┏━━

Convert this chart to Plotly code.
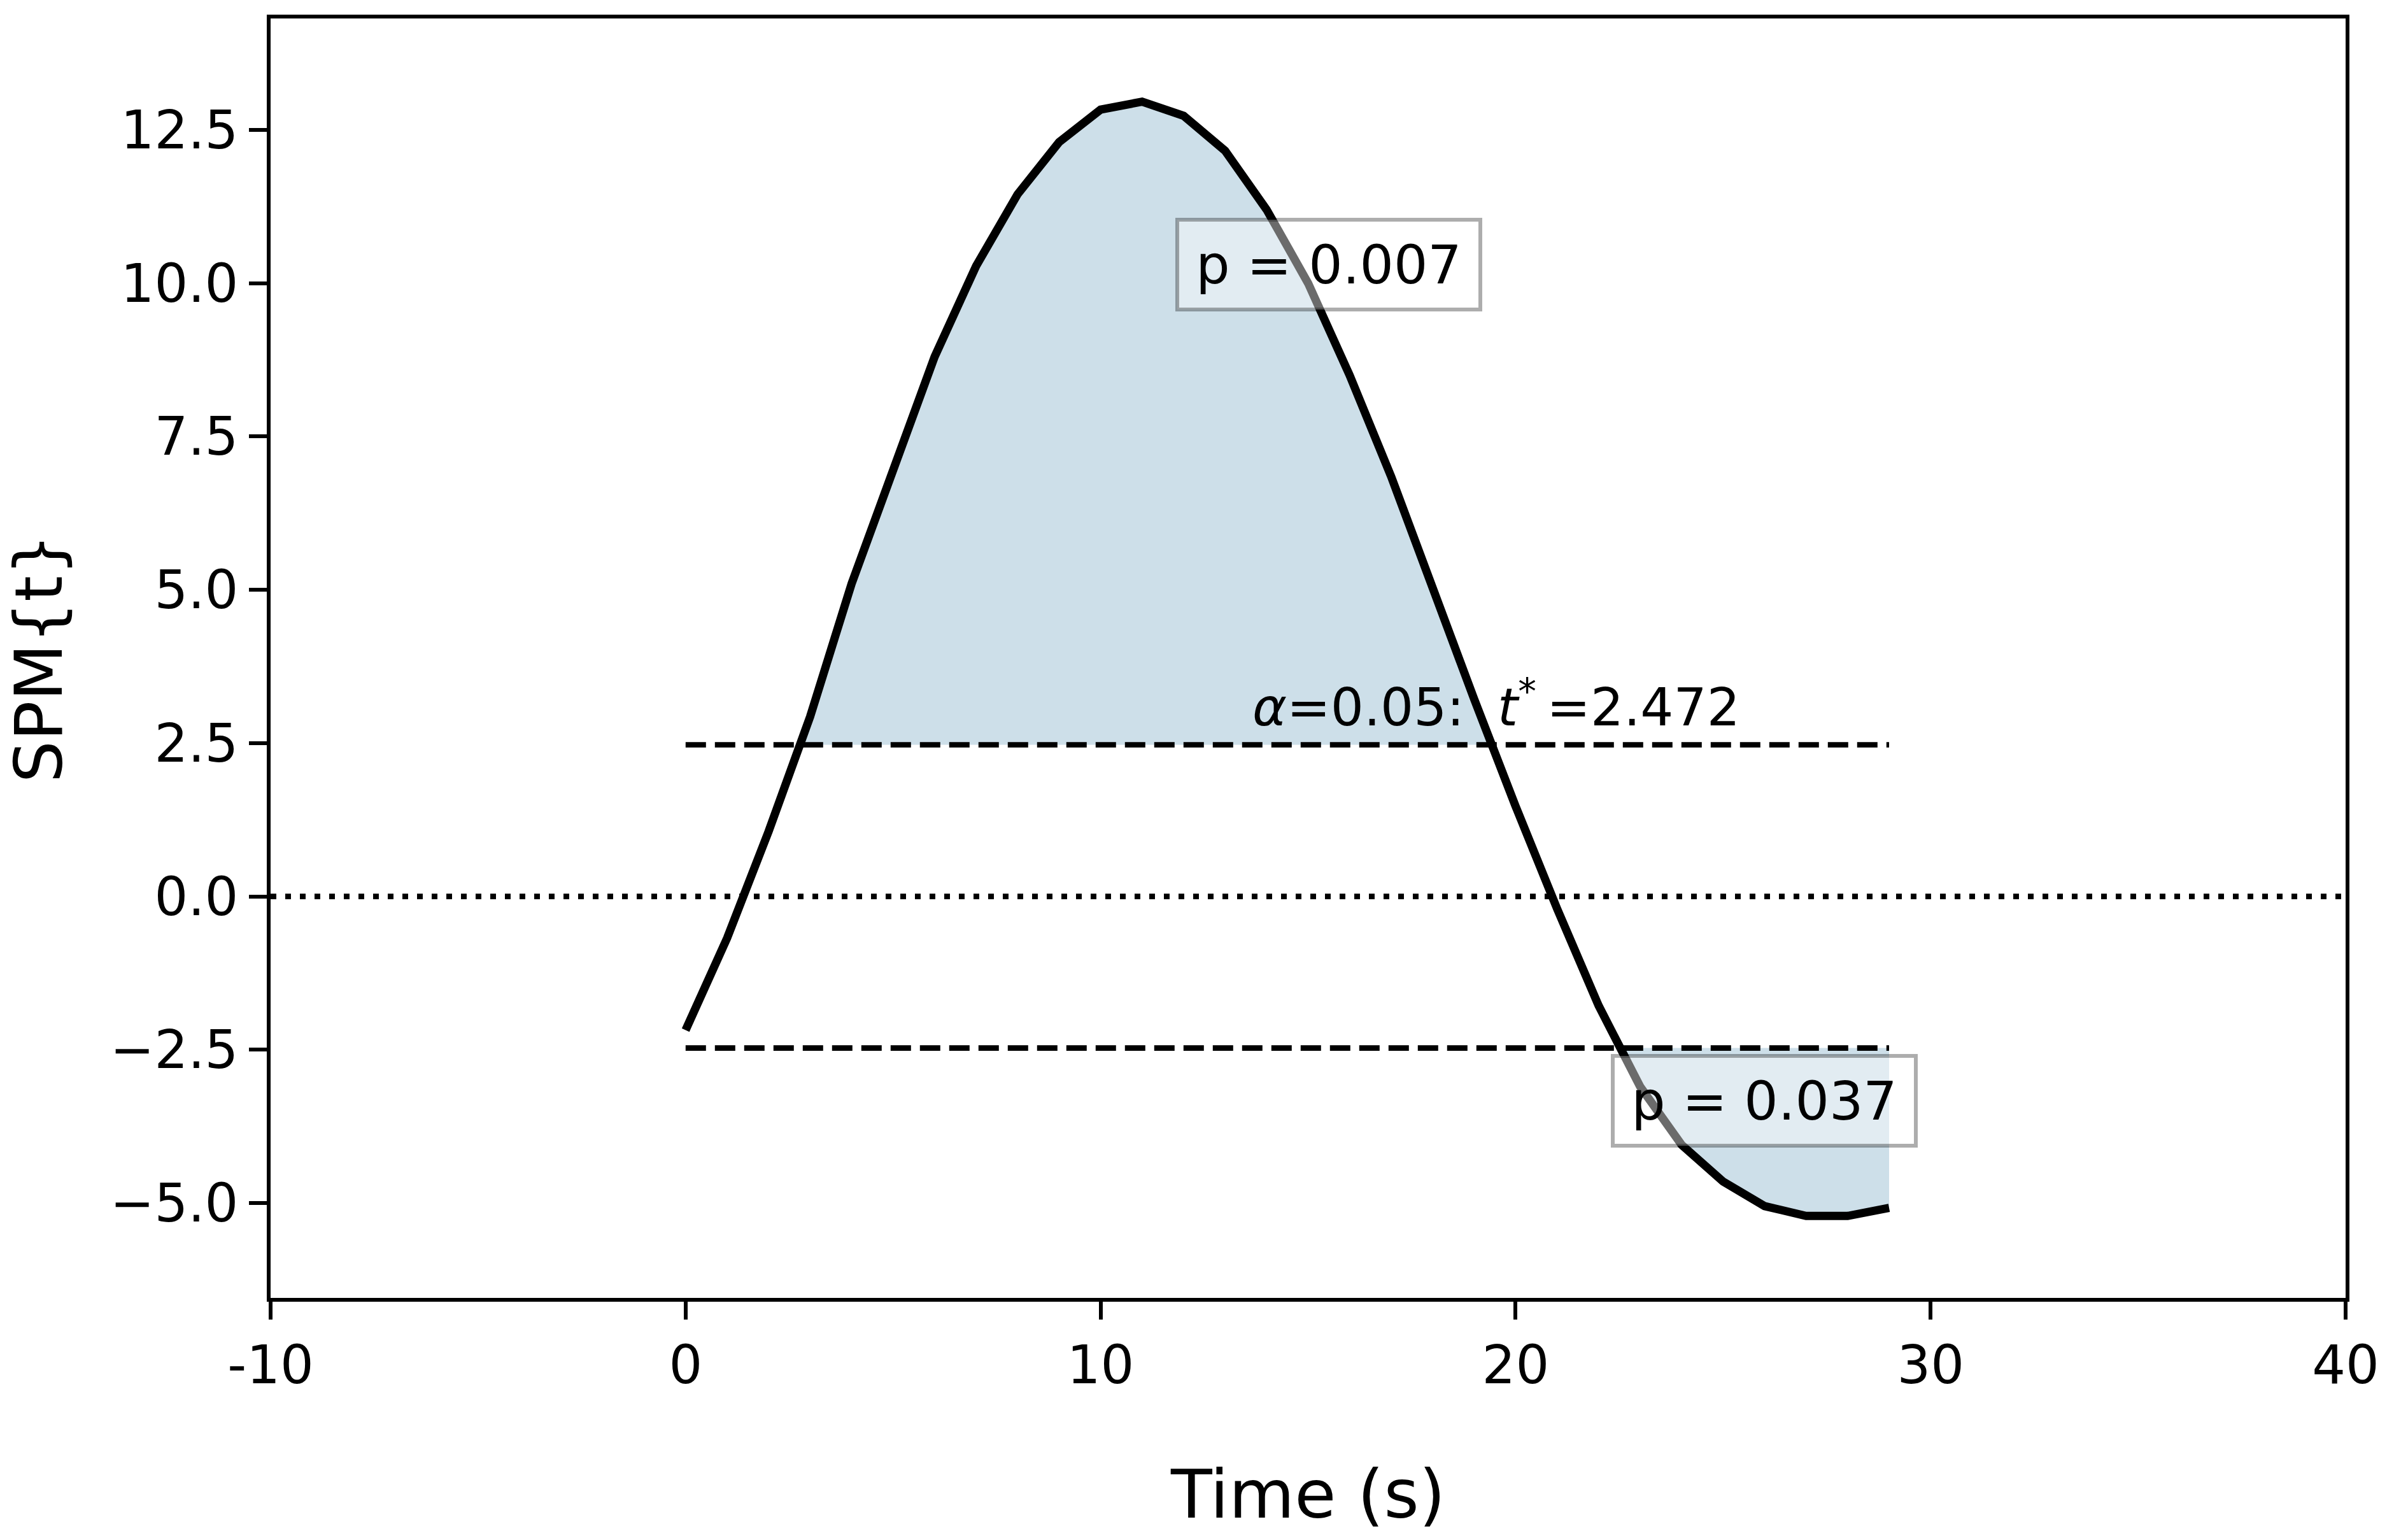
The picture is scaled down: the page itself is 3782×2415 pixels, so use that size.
import numpy as np
import plotly.graph_objects as go

# SPM{t} trajectory sampled once per second
time_s = list(range(30))
spm_t = [-2.18, -0.68, 1.06, 2.93, 5.10, 7.00, 8.80, 10.28, 11.45, 12.30,
         12.83, 12.96, 12.73, 12.16, 11.20, 10.00, 8.50, 6.85, 5.00, 3.22,
         1.47, -0.20, -1.78, -3.10, -4.05, -4.65, -5.05, -5.21, -5.21, -5.08]

alpha = 0.05
t_crit = 2.472
cluster_p = ["p = 0.007", "p = 0.037"]
cluster_label_pos = [(15.5, 10.3), (26.0, -3.33)]

x_ticks = [-10, 0, 10, 20, 30, 40]
x_ticktext = ["-10", "0", "10", "20", "30", "40"]
y_ticks = [-5.0, -2.5, 0.0, 2.5, 5.0, 7.5, 10.0, 12.5]
y_ticktext = ["\u22125.0", "\u22122.5", "0.0", "2.5", "5.0", "7.5", "10.0", "12.5"]

FONT = "DejaVu Sans"
FILL = "#cddfe9"


def supra_clusters(x, y, h):
    """Polygons of the regions where y exceeds h, closed along y = h."""
    x = np.asarray(x, float)
    y = np.asarray(y, float)
    n = len(x)
    above = y > h
    polys = []
    i = 0
    while i < n:
        if not above[i]:
            i += 1
            continue
        j = i
        while j + 1 < n and above[j + 1]:
            j += 1
        xs, ys = [], []
        if i > 0:
            xa = x[i - 1] + (h - y[i - 1]) * (x[i] - x[i - 1]) / (y[i] - y[i - 1])
        else:
            xa = x[i]
        xs.append(xa)
        ys.append(h)
        xs += list(x[i:j + 1])
        ys += list(y[i:j + 1])
        if j < n - 1:
            xb = x[j] + (h - y[j]) * (x[j + 1] - x[j]) / (y[j + 1] - y[j])
        else:
            xb = x[j]
        xs.append(xb)
        ys.append(h)
        xs.append(xa)
        ys.append(h)
        polys.append((xs, ys))
        i = j + 1
    return polys


fig = go.Figure()

# suprathreshold clusters (positive and negative)
polys = supra_clusters(time_s, spm_t, t_crit)
for xs, ys in supra_clusters(time_s, [-v for v in spm_t], t_crit):
    polys.append((xs, [-v for v in ys]))
for xs, ys in polys:
    fig.add_trace(go.Scatter(x=xs, y=ys, mode="lines", fill="toself",
                             fillcolor=FILL, line=dict(width=0),
                             hoverinfo="skip", showlegend=False))

# zero reference line
fig.add_trace(go.Scatter(x=[x_ticks[0], x_ticks[-1]], y=[0, 0], mode="lines",
                         line=dict(color="black", width=8.6, dash="9px,14px"),
                         hoverinfo="skip", showlegend=False))

# critical thresholds
for h in (t_crit, -t_crit):
    fig.add_trace(go.Scatter(x=[time_s[0], time_s[-1]], y=[h, h], mode="lines",
                             line=dict(color="black", width=8.6, dash="32px,14px"),
                             hoverinfo="skip", showlegend=False))

# test statistic
fig.add_trace(go.Scatter(x=time_s, y=spm_t, mode="lines",
                         line=dict(color="black", width=13),
                         hoverinfo="skip", showlegend=False))

# cluster p-values
for txt, (px, py) in zip(cluster_p, cluster_label_pos):
    fig.add_annotation(x=px, y=py, text=txt, showarrow=False,
                       font=dict(family=FONT, size=84, color="black"),
                       bgcolor="rgba(255,255,255,0.42)",
                       bordercolor="rgba(0,0,0,0.32)", borderwidth=6,
                       borderpad=0, width=470, height=135,
                       xanchor="center", yanchor="middle")

# threshold label
fig.add_annotation(x=13.62, y=3.14,
                   text=f"<i>\u03b1</i>={alpha}:\u00a0\u00a0<i>t</i><sup>*</sup>\u2009={t_crit}",
                   showarrow=False, xanchor="left", yanchor="middle",
                   font=dict(family=FONT, size=82, color="black"))

axis_common = dict(showline=True, linecolor="black", linewidth=6, mirror=True,
                   ticks="outside", ticklen=28, tickwidth=6, tickcolor="black",
                   showgrid=False, zeroline=False,
                   tickfont=dict(family=FONT, size=83, color="black"))

fig.update_xaxes(range=[-10, 40], tickvals=x_ticks, ticktext=x_ticktext,
                 title=dict(text="Time (s)", font=dict(family=FONT, size=106, color="black"),
                            standoff=120),
                 **axis_common)
fig.update_yaxes(range=[-6.547, 14.317], tickvals=y_ticks, ticktext=y_ticktext,
                 title=dict(text="SPM{t}", font=dict(family=FONT, size=104, color="black"),
                            standoff=60),
                 **axis_common)

fig.update_layout(width=3782, height=2415,
                  margin=dict(l=425, r=98, t=29, b=377, autoexpand=False),
                  paper_bgcolor="white", plot_bgcolor="white",
                  font=dict(family=FONT, color="black"))

fig.write_html("out.html")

┗━━

* What to work on
Restate the data above exactly, stripping out each image.

* Exercise solution
Convert this chart to Plotly code.
The picture is scaled down: the page itself is 3782×2415 pixels, so use that size.
import numpy as np
import plotly.graph_objects as go

# SPM{t} trajectory sampled once per second
time_s = list(range(30))
spm_t = [-2.18, -0.68, 1.06, 2.93, 5.10, 7.00, 8.80, 10.28, 11.45, 12.30,
         12.83, 12.96, 12.73, 12.16, 11.20, 10.00, 8.50, 6.85, 5.00, 3.22,
         1.47, -0.20, -1.78, -3.10, -4.05, -4.65, -5.05, -5.21, -5.21, -5.08]

alpha = 0.05
t_crit = 2.472
cluster_p = ["p = 0.007", "p = 0.037"]
cluster_label_pos = [(15.5, 10.3), (26.0, -3.33)]

x_ticks = [-10, 0, 10, 20, 30, 40]
x_ticktext = ["-10", "0", "10", "20", "30", "40"]
y_ticks = [-5.0, -2.5, 0.0, 2.5, 5.0, 7.5, 10.0, 12.5]
y_ticktext = ["\u22125.0", "\u22122.5", "0.0", "2.5", "5.0", "7.5", "10.0", "12.5"]

FONT = "DejaVu Sans"
FILL = "#cddfe9"


def supra_clusters(x, y, h):
    """Polygons of the regions where y exceeds h, closed along y = h."""
    x = np.asarray(x, float)
    y = np.asarray(y, float)
    n = len(x)
    above = y > h
    polys = []
    i = 0
    while i < n:
        if not above[i]:
            i += 1
            continue
        j = i
        while j + 1 < n and above[j + 1]:
            j += 1
        xs, ys = [], []
        if i > 0:
            xa = x[i - 1] + (h - y[i - 1]) * (x[i] - x[i - 1]) / (y[i] - y[i - 1])
        else:
            xa = x[i]
        xs.append(xa)
        ys.append(h)
        xs += list(x[i:j + 1])
        ys += list(y[i:j + 1])
        if j < n - 1:
            xb = x[j] + (h - y[j]) * (x[j + 1] - x[j]) / (y[j + 1] - y[j])
        else:
            xb = x[j]
        xs.append(xb)
        ys.append(h)
        xs.append(xa)
        ys.append(h)
        polys.append((xs, ys))
        i = j + 1
    return polys


fig = go.Figure()

# suprathreshold clusters (positive and negative)
polys = supra_clusters(time_s, spm_t, t_crit)
for xs, ys in supra_clusters(time_s, [-v for v in spm_t], t_crit):
    polys.append((xs, [-v for v in ys]))
for xs, ys in polys:
    fig.add_trace(go.Scatter(x=xs, y=ys, mode="lines", fill="toself",
                             fillcolor=FILL, line=dict(width=0),
                             hoverinfo="skip", showlegend=False))

# zero reference line
fig.add_trace(go.Scatter(x=[x_ticks[0], x_ticks[-1]], y=[0, 0], mode="lines",
                         line=dict(color="black", width=8.6, dash="9px,14px"),
                         hoverinfo="skip", showlegend=False))

# critical thresholds
for h in (t_crit, -t_crit):
    fig.add_trace(go.Scatter(x=[time_s[0], time_s[-1]], y=[h, h], mode="lines",
                             line=dict(color="black", width=8.6, dash="32px,14px"),
                             hoverinfo="skip", showlegend=False))

# test statistic
fig.add_trace(go.Scatter(x=time_s, y=spm_t, mode="lines",
                         line=dict(color="black", width=13),
                         hoverinfo="skip", showlegend=False))

# cluster p-values
for txt, (px, py) in zip(cluster_p, cluster_label_pos):
    fig.add_annotation(x=px, y=py, text=txt, showarrow=False,
                       font=dict(family=FONT, size=84, color="black"),
                       bgcolor="rgba(255,255,255,0.42)",
                       bordercolor="rgba(0,0,0,0.32)", borderwidth=6,
                       borderpad=0, width=470, height=135,
                       xanchor="center", yanchor="middle")

# threshold label
fig.add_annotation(x=13.62, y=3.14,
                   text=f"<i>\u03b1</i>={alpha}:\u00a0\u00a0<i>t</i><sup>*</sup>\u2009={t_crit}",
                   showarrow=False, xanchor="left", yanchor="middle",
                   font=dict(family=FONT, size=82, color="black"))

axis_common = dict(showline=True, linecolor="black", linewidth=6, mirror=True,
                   ticks="outside", ticklen=28, tickwidth=6, tickcolor="black",
                   showgrid=False, zeroline=False,
                   tickfont=dict(family=FONT, size=83, color="black"))

fig.update_xaxes(range=[-10, 40], tickvals=x_ticks, ticktext=x_ticktext,
                 title=dict(text="Time (s)", font=dict(family=FONT, size=106, color="black"),
                            standoff=120),
                 **axis_common)
fig.update_yaxes(range=[-6.547, 14.317], tickvals=y_ticks, ticktext=y_ticktext,
                 title=dict(text="SPM{t}", font=dict(family=FONT, size=104, color="black"),
                            standoff=60),
                 **axis_common)

fig.update_layout(width=3782, height=2415,
                  margin=dict(l=425, r=98, t=29, b=377, autoexpand=False),
                  paper_bgcolor="white", plot_bgcolor="white",
                  font=dict(family=FONT, color="black"))

fig.write_html("out.html")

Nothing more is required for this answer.